Bison’s Cafe [3/5]
3 (60%) 3 votes

Bison Cafe
The hubby and I headed into Bison’s Cafe* for a lazy Sunday dinner. Walking through the door, we were presented with a choice: turn left and we could seat ourselves in the “cafe” portion; continue straight and we would enter the “bar and grill” area. We turned left and selected a booth against the wall.

The staff was paying attention and immediately popped out of the kitchen to greet us and reassure us that a server would be out shortly. A few minutes later, when said server had not appeared, the same person who had greeted us took our drink orders–two sodas.

We pondered the menus for a little while, settling on a chicken bacon bleu sandwich for the hubby and a half rack of ribs for myself. As we put in our orders, our server asked me what temp I would like my ribs cooked at. I blinked and stated that that question was generally not asked…and she responded by saying that she was “sort of” new.

As we waited for our food, I soaked up the ambiance. Our booth featured tall wood backs, too straight to be comfortable, with thin red pleather cushions attached to the seat. The walls were divided into two sections, sort of an exaggerated chair rail concept. The bottom section was multi-colored distressed wood, fitting nicely into the reclaimed wood trend in decor. The top section was light, pale wood with southwestern feeling turquoise painted trim. Framed black and white photos hinted at history from “out west” and lazy ceiling fans circled overhead. Despite the relatively low speed, one rocked unnervingly in its socket.

Each table has its own lamp–the booths with wall mounted fixtures and the tables sporting black pendant lamps, with thick cables bent and contorted to angle just so. Several small tvs were placed in relatively unobtrusive locations. One ran a steady stream of local ads, while somewhere behind my head, one pattered away covering sports. Even with a light sweater, the restaurant was cold, and more than once I found myself looking up, trying to see if I was under a vent.

When our food arrived, I was impressed with the polish of the plating. We aren’t in food art spectacle territory here, it would be out of place, but the food was neatly stacked, the plate free of smudged sauces, and the deliberate care definitely caught my attention.
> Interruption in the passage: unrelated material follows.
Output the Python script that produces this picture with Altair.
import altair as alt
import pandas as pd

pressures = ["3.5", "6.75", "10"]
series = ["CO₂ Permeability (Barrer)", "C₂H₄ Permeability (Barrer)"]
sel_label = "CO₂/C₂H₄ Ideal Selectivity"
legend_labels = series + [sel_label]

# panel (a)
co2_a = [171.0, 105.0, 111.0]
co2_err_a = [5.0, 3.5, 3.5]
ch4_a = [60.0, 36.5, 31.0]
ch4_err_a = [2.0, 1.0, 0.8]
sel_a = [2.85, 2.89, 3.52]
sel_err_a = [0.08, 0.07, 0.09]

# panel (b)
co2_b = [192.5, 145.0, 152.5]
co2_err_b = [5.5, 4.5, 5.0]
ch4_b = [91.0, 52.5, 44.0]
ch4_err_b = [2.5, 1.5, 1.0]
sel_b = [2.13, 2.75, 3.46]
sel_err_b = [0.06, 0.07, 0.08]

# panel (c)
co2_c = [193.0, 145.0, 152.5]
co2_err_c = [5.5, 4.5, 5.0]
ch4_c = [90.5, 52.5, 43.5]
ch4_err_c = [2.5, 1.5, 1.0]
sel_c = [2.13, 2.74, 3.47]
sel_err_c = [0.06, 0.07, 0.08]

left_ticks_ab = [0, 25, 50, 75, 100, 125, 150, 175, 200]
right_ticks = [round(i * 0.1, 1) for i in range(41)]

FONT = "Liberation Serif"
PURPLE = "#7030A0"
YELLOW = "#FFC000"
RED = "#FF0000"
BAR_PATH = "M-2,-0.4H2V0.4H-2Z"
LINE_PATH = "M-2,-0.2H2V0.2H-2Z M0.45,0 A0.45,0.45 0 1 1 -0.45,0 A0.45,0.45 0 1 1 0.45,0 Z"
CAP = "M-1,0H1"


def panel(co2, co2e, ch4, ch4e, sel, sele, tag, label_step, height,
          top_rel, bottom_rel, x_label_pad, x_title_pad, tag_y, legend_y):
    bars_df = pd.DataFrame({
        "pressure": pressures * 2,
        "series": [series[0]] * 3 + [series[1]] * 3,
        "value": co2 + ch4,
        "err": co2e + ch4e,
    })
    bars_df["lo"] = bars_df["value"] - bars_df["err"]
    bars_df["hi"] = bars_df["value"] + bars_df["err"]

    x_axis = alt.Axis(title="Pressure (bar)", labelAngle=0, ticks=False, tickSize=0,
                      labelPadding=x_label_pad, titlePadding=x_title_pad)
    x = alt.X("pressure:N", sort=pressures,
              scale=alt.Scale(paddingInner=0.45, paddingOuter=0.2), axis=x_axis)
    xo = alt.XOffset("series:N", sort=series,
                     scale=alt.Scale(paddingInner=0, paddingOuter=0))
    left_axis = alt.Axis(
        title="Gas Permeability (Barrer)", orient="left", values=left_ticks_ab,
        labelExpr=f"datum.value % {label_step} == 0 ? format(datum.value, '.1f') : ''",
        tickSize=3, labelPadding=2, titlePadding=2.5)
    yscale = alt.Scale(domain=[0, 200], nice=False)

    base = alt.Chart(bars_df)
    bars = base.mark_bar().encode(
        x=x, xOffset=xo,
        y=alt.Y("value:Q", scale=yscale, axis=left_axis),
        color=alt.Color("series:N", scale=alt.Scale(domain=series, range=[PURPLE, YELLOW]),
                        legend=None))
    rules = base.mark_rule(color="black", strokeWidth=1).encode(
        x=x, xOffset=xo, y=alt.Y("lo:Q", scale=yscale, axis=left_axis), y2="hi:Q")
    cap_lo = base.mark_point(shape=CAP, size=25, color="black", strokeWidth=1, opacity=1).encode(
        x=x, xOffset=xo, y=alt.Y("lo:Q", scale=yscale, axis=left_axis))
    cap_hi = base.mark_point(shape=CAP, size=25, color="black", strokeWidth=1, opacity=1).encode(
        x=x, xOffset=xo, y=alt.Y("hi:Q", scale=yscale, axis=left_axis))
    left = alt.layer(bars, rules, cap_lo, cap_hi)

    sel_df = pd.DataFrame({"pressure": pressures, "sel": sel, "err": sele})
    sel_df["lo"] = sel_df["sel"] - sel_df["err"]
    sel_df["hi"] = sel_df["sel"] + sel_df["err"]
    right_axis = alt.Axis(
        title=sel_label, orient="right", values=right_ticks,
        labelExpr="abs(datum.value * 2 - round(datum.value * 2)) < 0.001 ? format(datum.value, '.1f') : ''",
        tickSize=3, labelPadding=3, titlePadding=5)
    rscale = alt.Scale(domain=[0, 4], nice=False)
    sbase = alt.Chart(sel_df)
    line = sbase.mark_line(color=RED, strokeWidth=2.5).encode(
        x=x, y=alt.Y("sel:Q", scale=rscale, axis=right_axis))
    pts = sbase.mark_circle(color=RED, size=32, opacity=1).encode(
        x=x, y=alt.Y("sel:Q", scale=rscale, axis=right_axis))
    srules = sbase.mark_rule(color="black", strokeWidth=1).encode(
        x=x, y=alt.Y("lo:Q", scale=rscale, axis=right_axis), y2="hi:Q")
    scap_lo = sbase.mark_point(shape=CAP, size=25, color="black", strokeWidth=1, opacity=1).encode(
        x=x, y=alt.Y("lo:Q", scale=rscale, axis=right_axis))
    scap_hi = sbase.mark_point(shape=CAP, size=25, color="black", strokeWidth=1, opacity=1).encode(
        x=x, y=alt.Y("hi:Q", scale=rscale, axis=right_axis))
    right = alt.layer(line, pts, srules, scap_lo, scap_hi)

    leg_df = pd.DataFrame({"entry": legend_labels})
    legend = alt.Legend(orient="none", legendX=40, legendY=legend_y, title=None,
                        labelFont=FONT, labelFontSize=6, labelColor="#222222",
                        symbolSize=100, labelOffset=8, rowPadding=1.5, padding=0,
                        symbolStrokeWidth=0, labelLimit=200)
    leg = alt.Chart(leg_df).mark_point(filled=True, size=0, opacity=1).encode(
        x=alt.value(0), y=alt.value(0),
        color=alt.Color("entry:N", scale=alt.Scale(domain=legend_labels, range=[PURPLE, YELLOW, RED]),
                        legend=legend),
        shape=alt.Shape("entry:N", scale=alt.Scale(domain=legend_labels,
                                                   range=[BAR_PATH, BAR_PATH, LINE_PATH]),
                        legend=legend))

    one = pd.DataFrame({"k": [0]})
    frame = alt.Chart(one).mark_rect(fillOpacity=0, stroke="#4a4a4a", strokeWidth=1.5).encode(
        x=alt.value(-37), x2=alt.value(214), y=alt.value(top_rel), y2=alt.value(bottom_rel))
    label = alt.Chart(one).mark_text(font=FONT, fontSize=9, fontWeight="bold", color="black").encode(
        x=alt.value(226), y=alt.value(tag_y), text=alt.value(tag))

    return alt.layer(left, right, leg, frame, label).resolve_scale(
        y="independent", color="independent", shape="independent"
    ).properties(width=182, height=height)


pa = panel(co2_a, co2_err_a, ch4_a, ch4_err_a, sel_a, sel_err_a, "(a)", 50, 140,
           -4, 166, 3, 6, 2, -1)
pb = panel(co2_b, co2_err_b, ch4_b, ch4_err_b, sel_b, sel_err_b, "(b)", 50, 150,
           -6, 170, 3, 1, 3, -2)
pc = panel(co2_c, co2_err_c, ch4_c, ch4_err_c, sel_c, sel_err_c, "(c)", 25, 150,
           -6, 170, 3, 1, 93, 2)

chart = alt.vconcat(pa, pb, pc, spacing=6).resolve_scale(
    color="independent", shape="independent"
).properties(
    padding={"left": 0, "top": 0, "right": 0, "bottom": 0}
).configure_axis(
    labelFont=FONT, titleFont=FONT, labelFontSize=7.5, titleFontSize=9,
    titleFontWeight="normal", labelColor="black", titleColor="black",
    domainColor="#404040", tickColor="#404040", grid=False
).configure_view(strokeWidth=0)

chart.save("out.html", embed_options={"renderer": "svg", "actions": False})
As someone who considers fries both a food group and an item best served piping hot, I began there. Each fry was large, barely crunchy, and coated in a seasoning blend that tasted to be 99% salt and 1% something undetectable which added a hint of color. I found them to be too salty for my taste–and when you are considering ketchup as a way to make something less salty you know that you’ve made a wrong turn. I thought that perhaps it was just my serving that got over seasoned, but my husband made the same comment unprompted.

The coleslaw was made of the large, crunchy, strips of cabbage and carrots that I generally prefer. The mayo based sauce had an oddly orange cast and a heat that built with each bite and provided a sustained burn. Generally when a traditionally mild/non-spicy dish has a kick, the menu plays it up. Code words like “southwestern” may be used, but usually something distinguishes it from the run-of-the-mill dish. I was puzzled since I hadn’t recalled any such labels and indeed a later check of the menu proved that there had not been one. My husband, with a greater spice tolerance than I have, enjoyed this greatly. I was less enthused.
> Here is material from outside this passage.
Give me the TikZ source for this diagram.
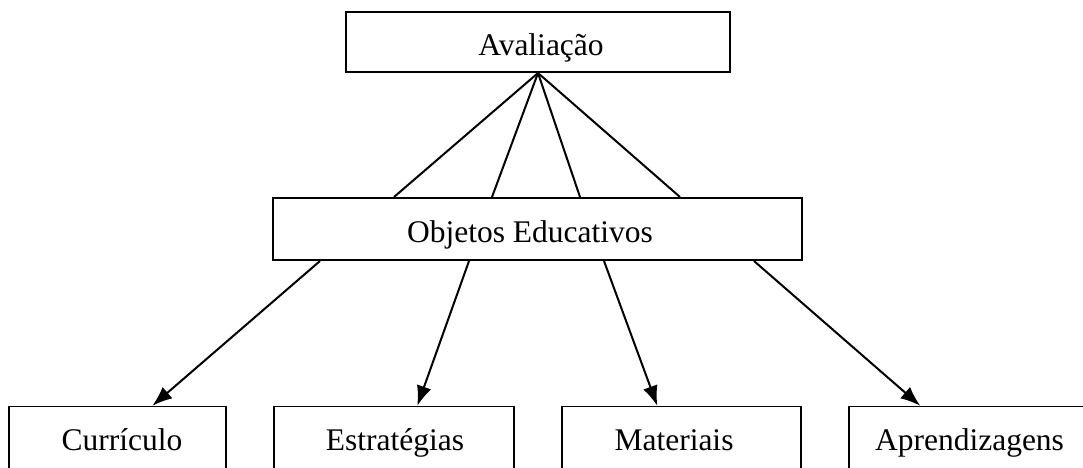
\documentclass[tikz,border=0pt]{standalone}
\usepackage{fontspec}
\setmainfont{Liberation Serif}
\usetikzlibrary{arrows.meta}
\begin{document}
\begin{tikzpicture}[x=1pt,y=-1pt,
  boxtext/.style={inner sep=0pt, text height=30pt, text depth=4pt,
    font=\fontsize{31.5}{37}\selectfont},
  topbox/.style={boxtext, draw=black, line width=2pt, minimum height=60pt},
  midbox/.style={boxtext, draw=black, line width=2pt, minimum height=62pt},
  leafbox/.style={boxtext, draw=black, line width=1.4pt, minimum height=62pt},
  link/.style={line width=2pt},
  arrowlink/.style={line width=2pt, -{Latex[length=20pt,width=15pt]}}
]
\clip (0,0) rectangle (1083,467);
\fill[white] (0,0) rectangle (1083,467);
\node[topbox, minimum width=384pt] (aval) at (538,42) {\hspace*{6pt}Avaliação};
\node[midbox, minimum width=529pt] (obj) at (537.5,229) {\hspace*{-15pt}Objetos Educativos};
\node[leafbox, minimum width=217pt] (cur) at (117.5,437.5) {\hspace*{9pt}Currículo};
\node[leafbox, minimum width=240pt] (est) at (394,437.5) {\hspace*{2pt}Estratégias};
\node[leafbox, minimum width=239pt] (mat) at (681.5,437.5) {\hspace*{-15pt}Materiais};
\node[leafbox, minimum width=241pt] (apr) at (969.5,437.5) {Aprendizagens};
\draw[link] (aval.south) -- ([xshift=122pt]obj.north west);
\draw[link] (aval.south) -- ([xshift=220pt]obj.north west);
\draw[link] (aval.south) -- ([xshift=308pt]obj.north west);
\draw[link] (aval.south) -- ([xshift=408pt]obj.north west);
\draw[arrowlink] ([xshift=48pt]obj.south west) -- ([xshift=144pt]cur.north west);
\draw[arrowlink] ([xshift=197pt]obj.south west) -- ([xshift=144pt]est.north west);
\draw[arrowlink] ([xshift=332pt]obj.south west) -- ([xshift=96pt]mat.north west);
\draw[arrowlink] ([xshift=482pt]obj.south west) -- ([xshift=72pt]apr.north west);
\end{tikzpicture}
\end{document}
I was excited to try my ribs, they had smelled great as my plate was positioned in front of me and based on both smell and look I was expecting a thick, sweet sauce. So it was…odd…to take a bite and find that instead the sauce tasted more vinegar based and there was a slightly burnt aftertaste, despite there being no visibly burned spots on the ribs. A friend of mine, an experienced cook, suggested that it may have been the sauce itself which was slightly burned. It would certainly explain the ghost like presence of the aftertaste. The meat was tender, but the flavor of the sauce made any other features unremarkable.

The garlic bread was great–french bread with a crispy, crunchy exterior and a full buttery, garlicky flavor.

Bison Cafe
The hubby was happier with his sandwich than I was with my meal. He reported that the chicken was well cooked and the blue cheese added a nice punch.

Bison’s Cafe offers a variety of American fare in a casual full service environment but on our visit, everything seemed just a little bit out of step. My meal consisted of dishes which came close, but fell short in one way or another–salty fries, spicy coleslaw, ribs with potentially burnt sauce. The service was similarly spotty. After our server’s faux pas with the ribs, things were continuing along swimmingly until we reached near the close of the meal. Then there was an odd rush in the pacing–a sudden flurry of motion to get us the check and a box and out the door–despite the fact that it was still several hours to close and the dining area was no where near full. The staff may simply be used to people who want to leave in a hurry, but personally I just felt rushed. I would give it another try, especially if a friend wanted to stop in, but it’s not a place I am compelled to return to.

Total for the meal: $27.53 (Includes one sandwich, one half rib plate, and two sodas.)

*Bison’s Cafe and Bison’s Bar and Grill are the same establishment. I’m not entirely sure why they have two names, but since Bison’s Cafe is the name on their website, we’re running with that.